Start of PROVIDED MATERIAL

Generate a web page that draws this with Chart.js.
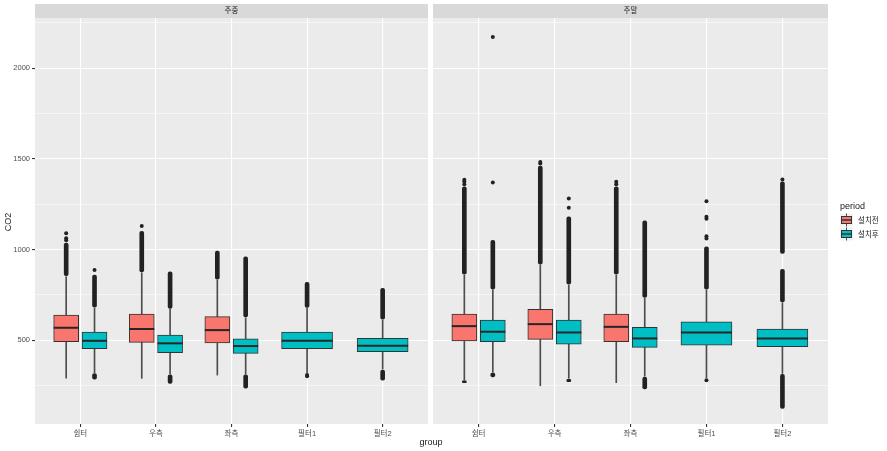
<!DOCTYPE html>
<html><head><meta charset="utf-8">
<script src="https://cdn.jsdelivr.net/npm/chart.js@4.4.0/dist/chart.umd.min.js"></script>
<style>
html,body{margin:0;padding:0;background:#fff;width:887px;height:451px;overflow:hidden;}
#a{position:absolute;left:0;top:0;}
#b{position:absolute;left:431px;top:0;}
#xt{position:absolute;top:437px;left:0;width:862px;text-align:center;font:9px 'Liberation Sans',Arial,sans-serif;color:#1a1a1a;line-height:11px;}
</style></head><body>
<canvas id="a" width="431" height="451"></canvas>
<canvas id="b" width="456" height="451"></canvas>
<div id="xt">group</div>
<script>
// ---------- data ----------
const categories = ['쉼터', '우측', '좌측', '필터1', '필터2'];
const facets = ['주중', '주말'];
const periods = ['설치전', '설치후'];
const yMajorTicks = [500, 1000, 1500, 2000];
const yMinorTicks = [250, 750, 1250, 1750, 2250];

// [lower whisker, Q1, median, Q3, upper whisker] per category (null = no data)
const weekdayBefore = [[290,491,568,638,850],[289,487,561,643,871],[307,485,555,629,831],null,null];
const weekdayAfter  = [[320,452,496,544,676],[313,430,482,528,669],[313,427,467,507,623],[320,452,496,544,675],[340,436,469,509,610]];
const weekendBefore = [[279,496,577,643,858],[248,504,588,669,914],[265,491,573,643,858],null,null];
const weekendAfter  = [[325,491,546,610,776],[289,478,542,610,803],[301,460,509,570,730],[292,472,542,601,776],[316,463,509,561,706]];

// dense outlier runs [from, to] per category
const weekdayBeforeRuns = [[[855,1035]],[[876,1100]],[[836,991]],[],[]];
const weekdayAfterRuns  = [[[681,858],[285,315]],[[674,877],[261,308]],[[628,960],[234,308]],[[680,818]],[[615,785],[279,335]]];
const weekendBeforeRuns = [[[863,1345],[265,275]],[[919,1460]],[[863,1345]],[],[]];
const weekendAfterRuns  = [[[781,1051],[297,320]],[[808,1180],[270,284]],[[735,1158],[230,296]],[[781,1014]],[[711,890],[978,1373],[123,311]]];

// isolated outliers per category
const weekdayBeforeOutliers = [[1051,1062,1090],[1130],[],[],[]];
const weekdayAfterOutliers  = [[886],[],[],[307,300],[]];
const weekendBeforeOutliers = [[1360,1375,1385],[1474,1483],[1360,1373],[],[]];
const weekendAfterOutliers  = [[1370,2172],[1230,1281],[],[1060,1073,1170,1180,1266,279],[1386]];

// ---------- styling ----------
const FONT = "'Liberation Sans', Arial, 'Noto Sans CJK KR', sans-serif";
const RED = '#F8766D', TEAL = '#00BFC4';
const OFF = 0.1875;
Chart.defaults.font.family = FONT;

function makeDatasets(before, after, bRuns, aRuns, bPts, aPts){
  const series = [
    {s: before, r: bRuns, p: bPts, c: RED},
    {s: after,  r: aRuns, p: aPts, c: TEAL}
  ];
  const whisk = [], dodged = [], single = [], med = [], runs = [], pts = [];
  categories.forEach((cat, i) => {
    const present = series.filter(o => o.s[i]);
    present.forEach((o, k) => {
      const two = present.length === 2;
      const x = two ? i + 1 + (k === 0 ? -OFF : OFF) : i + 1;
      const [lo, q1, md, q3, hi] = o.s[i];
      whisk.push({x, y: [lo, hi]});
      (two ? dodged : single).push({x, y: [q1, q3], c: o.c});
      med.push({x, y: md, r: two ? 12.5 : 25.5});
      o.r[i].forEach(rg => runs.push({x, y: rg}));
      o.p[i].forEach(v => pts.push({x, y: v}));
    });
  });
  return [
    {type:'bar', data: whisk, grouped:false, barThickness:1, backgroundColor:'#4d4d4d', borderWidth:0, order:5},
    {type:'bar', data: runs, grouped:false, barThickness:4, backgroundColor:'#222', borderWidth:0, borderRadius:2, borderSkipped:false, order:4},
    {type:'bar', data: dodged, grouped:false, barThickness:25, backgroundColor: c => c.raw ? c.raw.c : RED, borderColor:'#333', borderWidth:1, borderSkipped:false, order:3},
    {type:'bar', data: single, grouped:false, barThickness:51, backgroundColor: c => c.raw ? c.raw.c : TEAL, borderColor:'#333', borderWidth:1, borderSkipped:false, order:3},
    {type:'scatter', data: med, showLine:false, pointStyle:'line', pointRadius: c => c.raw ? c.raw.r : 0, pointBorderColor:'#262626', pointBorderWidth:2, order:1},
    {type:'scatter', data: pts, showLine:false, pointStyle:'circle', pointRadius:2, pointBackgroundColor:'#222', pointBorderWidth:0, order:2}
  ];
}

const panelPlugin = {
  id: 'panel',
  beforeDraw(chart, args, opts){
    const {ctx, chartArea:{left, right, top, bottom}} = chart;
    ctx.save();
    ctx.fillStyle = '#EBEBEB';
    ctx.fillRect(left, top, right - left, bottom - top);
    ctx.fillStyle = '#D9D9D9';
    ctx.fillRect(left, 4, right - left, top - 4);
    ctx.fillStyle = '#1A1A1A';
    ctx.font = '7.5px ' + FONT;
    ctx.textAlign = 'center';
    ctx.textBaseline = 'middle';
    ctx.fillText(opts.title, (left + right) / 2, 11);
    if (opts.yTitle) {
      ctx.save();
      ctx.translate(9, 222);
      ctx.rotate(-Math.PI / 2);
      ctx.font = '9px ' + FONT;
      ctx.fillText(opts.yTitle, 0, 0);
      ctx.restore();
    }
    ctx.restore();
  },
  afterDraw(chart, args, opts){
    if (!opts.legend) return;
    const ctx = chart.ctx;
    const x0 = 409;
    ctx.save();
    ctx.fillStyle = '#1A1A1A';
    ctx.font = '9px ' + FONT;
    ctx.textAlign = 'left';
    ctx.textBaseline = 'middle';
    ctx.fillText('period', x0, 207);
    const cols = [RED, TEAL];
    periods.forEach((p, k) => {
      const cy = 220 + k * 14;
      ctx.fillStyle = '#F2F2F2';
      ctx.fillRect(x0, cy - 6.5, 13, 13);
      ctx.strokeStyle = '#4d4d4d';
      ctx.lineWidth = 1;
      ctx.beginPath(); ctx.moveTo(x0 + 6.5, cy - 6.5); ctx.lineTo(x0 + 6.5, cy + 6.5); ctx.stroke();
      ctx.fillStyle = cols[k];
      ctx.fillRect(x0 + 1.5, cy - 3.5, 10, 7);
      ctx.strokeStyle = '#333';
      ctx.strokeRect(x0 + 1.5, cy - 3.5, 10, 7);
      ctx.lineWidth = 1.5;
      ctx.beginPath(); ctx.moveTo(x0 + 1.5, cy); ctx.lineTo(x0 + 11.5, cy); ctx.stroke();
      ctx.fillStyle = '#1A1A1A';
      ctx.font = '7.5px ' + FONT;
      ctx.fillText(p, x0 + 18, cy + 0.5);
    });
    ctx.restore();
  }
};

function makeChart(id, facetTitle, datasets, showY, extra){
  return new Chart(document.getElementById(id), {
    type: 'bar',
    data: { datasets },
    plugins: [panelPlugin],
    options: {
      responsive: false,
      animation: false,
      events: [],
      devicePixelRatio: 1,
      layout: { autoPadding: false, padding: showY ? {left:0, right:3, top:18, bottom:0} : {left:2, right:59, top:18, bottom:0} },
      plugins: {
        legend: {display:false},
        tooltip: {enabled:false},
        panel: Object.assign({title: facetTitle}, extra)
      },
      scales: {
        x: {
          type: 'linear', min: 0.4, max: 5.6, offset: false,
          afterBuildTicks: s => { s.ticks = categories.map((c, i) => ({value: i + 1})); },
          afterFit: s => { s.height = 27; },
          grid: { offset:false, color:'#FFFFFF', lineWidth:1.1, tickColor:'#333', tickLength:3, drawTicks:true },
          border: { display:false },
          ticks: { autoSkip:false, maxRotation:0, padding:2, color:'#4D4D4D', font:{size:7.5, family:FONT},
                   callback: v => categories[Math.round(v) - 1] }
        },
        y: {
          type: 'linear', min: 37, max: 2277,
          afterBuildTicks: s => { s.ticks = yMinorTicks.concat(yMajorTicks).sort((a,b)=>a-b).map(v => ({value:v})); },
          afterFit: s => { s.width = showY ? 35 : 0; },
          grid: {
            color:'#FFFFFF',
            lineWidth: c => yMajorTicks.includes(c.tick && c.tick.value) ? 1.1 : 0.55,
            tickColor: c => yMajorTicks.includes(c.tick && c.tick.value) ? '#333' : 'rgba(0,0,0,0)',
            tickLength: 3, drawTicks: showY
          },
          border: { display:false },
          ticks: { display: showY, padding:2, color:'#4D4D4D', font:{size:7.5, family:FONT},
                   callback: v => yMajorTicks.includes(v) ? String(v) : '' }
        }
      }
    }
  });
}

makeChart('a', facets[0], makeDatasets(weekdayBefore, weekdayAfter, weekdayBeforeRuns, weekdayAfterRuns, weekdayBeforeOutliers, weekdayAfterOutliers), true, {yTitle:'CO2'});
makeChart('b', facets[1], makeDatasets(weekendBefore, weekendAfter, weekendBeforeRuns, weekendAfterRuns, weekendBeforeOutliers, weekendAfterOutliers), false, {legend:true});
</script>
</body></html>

End of PROVIDED MATERIAL

Reproduce the material above exactly, first line through the line that contains "const yMinorTicks = [250, 750, 1250, 1750, 2250];", minus the pictures.

RESULT OF THIS TASK -
Generate a web page that draws this with Chart.js.
<!DOCTYPE html>
<html><head><meta charset="utf-8">
<script src="https://cdn.jsdelivr.net/npm/chart.js@4.4.0/dist/chart.umd.min.js"></script>
<style>
html,body{margin:0;padding:0;background:#fff;width:887px;height:451px;overflow:hidden;}
#a{position:absolute;left:0;top:0;}
#b{position:absolute;left:431px;top:0;}
#xt{position:absolute;top:437px;left:0;width:862px;text-align:center;font:9px 'Liberation Sans',Arial,sans-serif;color:#1a1a1a;line-height:11px;}
</style></head><body>
<canvas id="a" width="431" height="451"></canvas>
<canvas id="b" width="456" height="451"></canvas>
<div id="xt">group</div>
<script>
// ---------- data ----------
const categories = ['쉼터', '우측', '좌측', '필터1', '필터2'];
const facets = ['주중', '주말'];
const periods = ['설치전', '설치후'];
const yMajorTicks = [500, 1000, 1500, 2000];
const yMinorTicks = [250, 750, 1250, 1750, 2250];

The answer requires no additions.